Here are two other questions about things I can't yet understand in
the proposal (2009-12-22 version):


http://www3.informatik.uni-wuerzburg.de/~menth/Publications/papers/Menth-GLI-Split.pdf

According to section 2.3.2, a host application running on a GLI-host
(all applications are the same with GLI-split - the same as before,
with no new functions, API, IP address or DNS behavior etc.) can look
up a FQDN in the DNS, and will always receive an IP address with a GL
locator and the GAP bit set.

The application opens up a TCP socket with this address.

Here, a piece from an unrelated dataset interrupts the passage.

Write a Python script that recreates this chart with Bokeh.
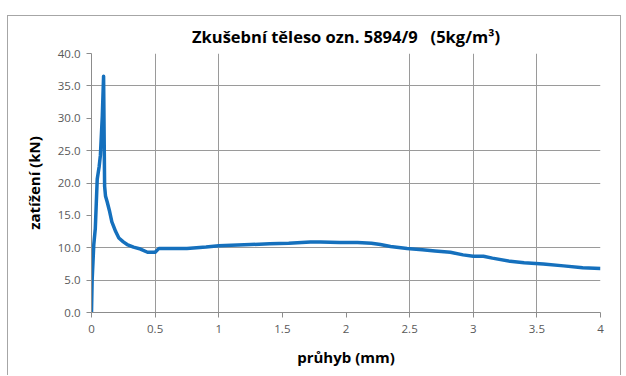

Now consider the top left of Figure 4.  This is the transport layer
(the TCP layer) in the sending host.  The source and destination
addresses are shown as being in "Identifier" format: without any GL
or LL and without the GAP bit set.

I am trying to write up my own understanding of how GLI-split works,
from a GLI-updated host in one GLI-domain to a host in another
GLI-domain, when that recipient host is either GLI-updated or an
ordinary IPv6 host.

One set of explanations, around pages 6, 7 and 8, refers to the hosts
(nodes) as if they were black-boxes.  Another explanation in section
3.2.x refers to what happens inside the host stack, in a general way
- but not in reference to all the various modes of operation of the
GLI-Split system.

I am unable to reconcile the application using an address with a GL
and GAP bit set with the Figure 4 and 3.2.x explanation.


Hosts today can have multiple IP addresses, so they can behave, to
the outside world, like multiple hosts (since in today's IP naming
model, the identity of a remote host IS its IP address).

How does GLI-Split work when a host has multiple Identifiers - which
would be the equivalent of a host having multiple IP addresses today.